The miracles of medical technology have saved the lives of millions of people over the years, and perhaps none of these are as awe-inspiring as the devices that regulate heart activity. It is not uncommon any more for in-home caregivers in Valley Center to encounter seniors with pacemakers or defibrillators permanently implanted in their bodies, keeping their heart working normally. As the number of these devices increases, however, a new study shows that infection accompanies them too often.
The Infection Problem
Introducing a manmade object into the human body is always a tricky job, and doctors must make sure that the body is able to incorporate the device in question into its functioning. Another risk, though, is that the foreign object could be carrying disease-causing bacteria or debris that, once inside the body, could spread an infection. The most serious danger in this case is that the infection could affect the heart’s valve, causing it to stop working properly.
How To Combat Infections
Believe it or not, when infection occurs under these circumstances, it is usually easier to take the device back out of the body than to simply treat the problem with an antibiotic under the direction of nurses or in-home caregivers. Obviously, the costs related to these types of procedures are very high, not to mention the physical strain on patients.
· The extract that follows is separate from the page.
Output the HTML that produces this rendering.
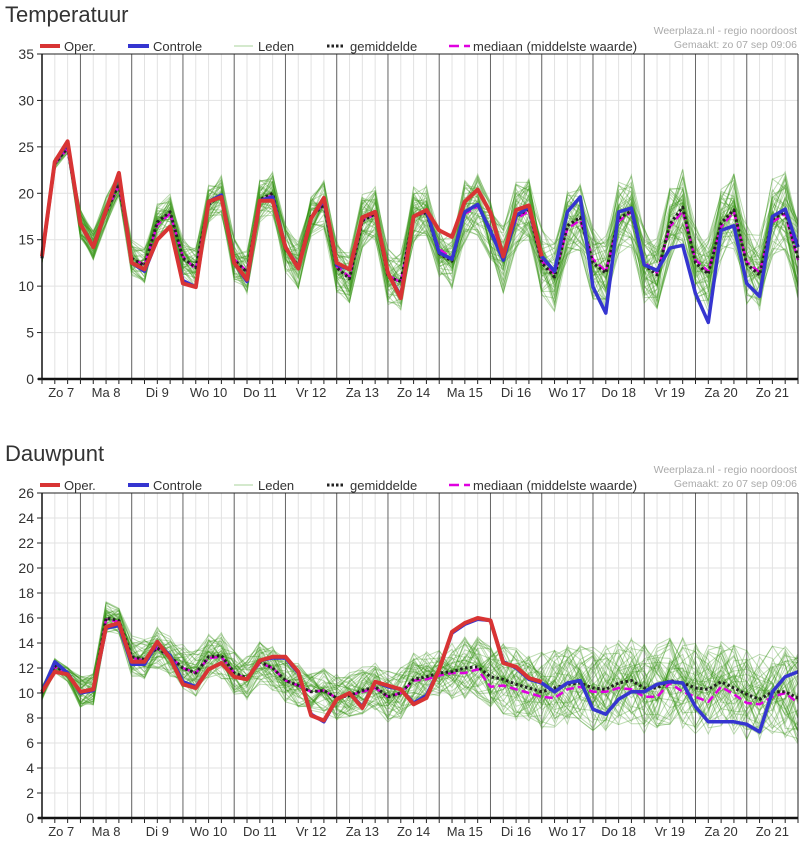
<!DOCTYPE html>
<html><head><meta charset="utf-8"><style>
body{margin:0;background:#fff;}
svg{display:block;font-family:"Liberation Sans",sans-serif;}
</style></head><body>
<svg id="root" width="808" height="848" viewBox="0 0 808 848" xmlns="http://www.w3.org/2000/svg"></svg>
<script>
const dayLabels = ["Zo 7","Ma 8","Di 9","Wo 10","Do 11","Vr 12","Za 13","Zo 14","Ma 15","Di 16","Wo 17","Do 18","Vr 19","Za 20","Zo 21"];
const tempTicks = [0,5,10,15,20,25,30,35];
const dewTicks = [0,2,4,6,8,10,12,14,16,18,20,22,24,26];

const tempOper = [13.2,23.4,25.6,16.7,14.2,18.2,22.2,12.5,11.8,15.0,16.4,10.3,9.9,19.1,19.6,12.5,10.7,19.2,19.2,14.2,11.9,17.3,19.5,12.5,11.8,17.4,18.0,11.4,8.7,17.5,18.2,16.0,15.3,19.1,20.4,17.9,13.2,18.2,18.7,13.2];
const tempCtrl = [13.2,23.4,25.4,16.7,14.2,18.2,22.0,12.5,11.6,15.0,16.4,10.6,9.9,19.1,19.8,12.5,10.5,19.2,19.6,14.2,11.9,17.3,19.3,12.3,11.8,17.4,18.0,11.4,8.9,17.5,18.2,13.6,12.9,18.0,18.8,15.9,12.8,17.6,18.5,13.2,11.6,18.0,19.6,9.9,7.1,18.0,18.4,12.3,11.7,14.1,14.4,9.2,6.1,16.0,16.5,10.3,8.9,17.5,18.3,14.2];
const tempMean = [13.0,23.2,24.9,16.7,14.4,18.0,21.0,13.0,12.2,16.9,18.0,13.0,12.0,18.8,19.8,12.8,11.5,19.3,20.0,14.0,12.2,17.5,18.8,12.0,10.8,17.0,17.8,11.0,10.5,17.6,17.9,13.5,12.7,18.0,18.8,16.0,12.8,17.5,18.3,12.5,11.0,16.5,17.4,12.5,11.4,17.3,18.1,12.3,11.2,16.7,18.5,12.5,11.3,16.8,18.2,12.4,11.2,17.2,18.0,13.0];
const tempMedian = [13.0,23.2,24.8,16.6,14.4,18.0,20.8,13.0,12.3,16.6,17.8,13.2,11.8,18.8,19.8,12.9,11.6,19.2,19.8,14.1,12.3,17.4,18.9,12.1,11.0,17.1,17.7,11.2,10.4,17.5,18.0,14.0,13.0,17.8,18.6,16.2,13.0,17.2,18.1,12.7,11.3,16.2,17.1,12.9,11.6,17.0,18.0,12.6,11.4,16.4,18.1,12.8,11.6,16.4,18.0,12.6,11.5,16.9,17.8,12.8];
const tempSpread = [0.6,1.6,2.0,2.2,2.4,2.6,2.9,3.1,3.4,3.7,3.8,4.0,4.2,4.2,4.4];

const dewOper = [10.1,11.7,11.5,10.1,10.3,15.3,15.6,12.5,12.5,14.1,12.8,10.7,10.4,11.9,12.4,11.3,11.1,12.6,12.9,12.9,11.7,8.2,7.8,9.5,10.0,8.8,10.9,10.6,10.3,9.1,9.6,11.9,14.9,15.6,16.0,15.8,12.4,12.1,11.2,10.9];
const dewCtrl = [10.1,12.5,11.6,10.0,10.2,15.2,15.4,12.3,12.3,14.0,13.0,10.9,10.5,11.9,12.4,11.3,11.1,12.6,12.8,12.8,11.6,8.3,7.7,9.5,10.0,8.9,10.9,10.5,10.3,9.2,9.8,11.9,14.8,15.5,15.9,15.8,12.5,12.0,11.1,10.8,10.1,10.8,11.0,8.7,8.3,9.5,10.1,10.1,10.7,10.9,10.8,8.9,7.7,7.7,7.7,7.5,6.9,10.1,11.3,11.7];
const dewMean = [10.0,12.2,11.5,10.1,10.3,16.0,15.8,12.9,12.7,13.6,12.9,12.0,11.6,12.9,13.0,11.6,11.2,12.5,12.0,11.0,10.6,10.1,10.2,9.6,9.8,10.2,10.5,9.7,10.0,11.1,11.3,11.6,11.7,12.0,12.1,11.3,11.1,10.7,10.4,10.1,10.4,10.7,10.8,10.4,10.3,10.8,11.0,10.4,10.4,11.0,10.8,10.4,10.3,10.9,10.4,9.9,9.5,10.1,10.1,9.6];
const dewMedian = [10.0,12.1,11.5,10.1,10.3,15.9,15.7,12.8,12.6,13.6,12.9,12.0,11.6,12.8,12.9,11.6,11.1,12.4,12.0,11.0,10.6,10.1,10.2,9.6,9.8,10.1,10.4,9.7,10.0,11.0,11.1,11.4,11.6,11.6,11.9,10.5,10.6,10.3,10.0,9.7,9.6,10.3,10.5,10.1,10.1,10.4,10.3,9.7,9.7,10.8,10.1,9.7,9.3,10.5,9.9,9.2,9.1,9.7,10.0,9.2];
const dewSpread = [0.6,1.3,1.7,1.9,1.8,1.8,1.9,2.1,2.5,2.9,3.2,3.5,3.7,3.7,3.7];

const memberCount = 50;
const NS = "http://www.w3.org/2000/svg";
const root = document.getElementById('root');
function mk(tag, attrs, parent){
  const e = document.createElementNS(NS, tag);
  for (const k in attrs) e.setAttribute(k, attrs[k]);
  (parent||root).appendChild(e);
  return e;
}

function drawChart(cfg){
  const g = mk('g', {});
  
  
  const x0 = 42, x1 = 798, y0 = cfg.top, y1 = cfg.top + 325;
  const n = 60, step = (x1 - x0) / (n - 1);
  const xs = i => x0 + i * step;
  const ymax = cfg.ticks[cfg.ticks.length - 1];
  const ys = v => y1 - (v / ymax) * (y1 - y0);

  const title = mk('text', {x:5, y:cfg.top - 32, 'font-size':22, fill:'#333'}, g);
  title.textContent = cfg.title;
  
  

  const grid = mk('g', {}, g);
  
  
  for (let i = 0; i < n; i++) {
    mk('line', {x1:xs(i), x2:xs(i), y1:y0, y2:y1, stroke:'#e2e2e2', 'stroke-width':1}, grid);
  }
  cfg.ticks.forEach(t => {
    mk('line', {x1:x0, x2:x1, y1:ys(t), y2:ys(t), stroke:'#e2e2e2', 'stroke-width':1}, grid);
  });
  for (let i = 3; i < n; i += 4) {
    mk('line', {x1:xs(i), x2:xs(i), y1:y0, y2:y1, stroke:'#666', 'stroke-width':1}, grid);
  }

  const mg = mk('g', {}, g);
  
  
  for (let k = 0; k < memberCount; k++) {
    let d = '';
    for (let i = 0; i < n; i++) {
      const sp = cfg.spread[Math.min(14, Math.floor((i + 1) / 4))];
      const z = 0.55 * Math.sin(k * 2.31 + i * (0.7 + (k % 7) * 0.23)) + 0.45 * Math.cos(k * 1.13 + i * 0.37 + (k % 3));
      const v = cfg.mean[i] + sp * z * cfg.memberScale;
      d += (i ? 'L' : 'M') + xs(i).toFixed(1) + ',' + ys(v).toFixed(1);
    }
    const p = mk('path', {d:d, fill:'none', stroke:'rgba(55,150,20,0.33)', 'stroke-width':1}, mg);
    
    
  }

  function line(arr, attrs, nm){
    let d = '';
    arr.forEach((v, i) => { d += (i ? 'L' : 'M') + xs(i).toFixed(1) + ',' + ys(v).toFixed(1); });
    const p = mk('path', Object.assign({d:d, fill:'none', 'stroke-linejoin':'round'}, attrs), g);
    
    
  }
  line(cfg.median, {stroke:'#e000e0', 'stroke-width':2.5, 'stroke-dasharray':'8,4'}, cfg.name + '-median-line');
  line(cfg.mean, {stroke:'#222', 'stroke-width':3, 'stroke-dasharray':'2.5,2.5'}, cfg.name + '-mean-line');
  line(cfg.ctrl, {stroke:'#3535d0', 'stroke-width':3.5}, cfg.name + '-control-line');
  line(cfg.oper, {stroke:'#d83434', 'stroke-width':4}, cfg.name + '-operational-line');

  mk('line', {x1:x0, x2:x1, y1:y0, y2:y0, stroke:'#222', 'stroke-width':1}, g);
  mk('line', {x1:x1, x2:x1, y1:y0, y2:y1, stroke:'#222', 'stroke-width':1}, g);
  const yax = mk('line', {x1:x0, x2:x0, y1:y0, y2:y1, stroke:'#111', 'stroke-width':1.5}, g);
  
  
  const xax = mk('line', {x1:x0 - 4, x2:x1, y1:y1, y2:y1, stroke:'#111', 'stroke-width':2.5}, g);
  
  
  for (let i = 0; i < n; i++) mk('line', {x1:xs(i), x2:xs(i), y1:y1, y2:y1 + 5, stroke:'#222', 'stroke-width':1}, g);

  cfg.ticks.forEach(t => {
    mk('line', {x1:x0 - 5, x2:x0, y1:ys(t), y2:ys(t), stroke:'#222', 'stroke-width':1}, g);
    const tx = mk('text', {x:34, y:ys(t) + 5, 'font-size':14, fill:'#333', 'text-anchor':'end'}, g);
    tx.textContent = t;
    
    
  });
  dayLabels.forEach((lab, d) => {
    const a = d === 0 ? x0 : xs(4 * d - 1), b = xs(Math.min(59, 4 * d + 3));
    const tx = mk('text', {x:(a + b) / 2, y:y1 + 18, 'font-size':13, fill:'#333', 'text-anchor':'middle'}, g);
    tx.textContent = lab;
    
    
  });

  const lg = mk('g', {}, g);
  
  
  const ly = y0 - 8;
  const items = [
    {x:40, w:20, st:{stroke:'#d83434','stroke-width':4}, t:'Oper.', tx:64},
    {x:128, w:21, st:{stroke:'#3535d0','stroke-width':4}, t:'Controle', tx:153},
    {x:234, w:19, st:{stroke:'rgba(60,155,25,0.35)','stroke-width':1.2}, t:'Leden', tx:258},
    {x:327, w:16, st:{stroke:'#222','stroke-width':3,'stroke-dasharray':'2.5,2'}, t:'gemiddelde', tx:350},
    {x:449, w:21, st:{stroke:'#e000e0','stroke-width':2.5,'stroke-dasharray':'10,5'}, t:'mediaan (middelste waarde)', tx:473}
  ];
  items.forEach(it => {
    const e = mk('g', {}, lg);
    
    
    mk('line', Object.assign({x1:it.x, x2:it.x + it.w, y1:ly, y2:ly}, it.st), e);
    const t = mk('text', {x:it.tx, y:ly + 5, 'font-size':13, fill:'#333'}, e);
    t.textContent = it.t;
  });
  const s1 = mk('text', {x:797, y:y0 - 20, 'font-size':10.5, fill:'#aaa', 'text-anchor':'end'}, g);
  s1.textContent = 'Weerplaza.nl - regio noordoost';
  
  
  const s2 = mk('text', {x:797, y:y0 - 6, 'font-size':10.5, fill:'#aaa', 'text-anchor':'end'}, g);
  s2.textContent = 'Gemaakt: zo 07 sep 09:06';
  
  
}

drawChart({name:'temperature', title:'Temperatuur', top:54, ticks:tempTicks, oper:tempOper, ctrl:tempCtrl, mean:tempMean, median:tempMedian, spread:tempSpread, memberScale:1.0});
drawChart({name:'dewpoint', title:'Dauwpunt', top:493, ticks:dewTicks, oper:dewOper, ctrl:dewCtrl, mean:dewMean, median:dewMedian, spread:dewSpread, memberScale:1.0});
</script>
</body></html>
As in other areas, the best cure is prevention—doctors and nurses must take every precaution to ensure that heart devices are perfectly sterile when they are implanted.
Surprisingly, there is a high rate of infection among device recipients. During the fifteen-year period from 1993 to 2008, as the use of heart devices increased drastically, infections caused by the devices grew by more than double. Our hope is that results like this will prompt experts to find better ways to prevent this serious, life-threatening problem.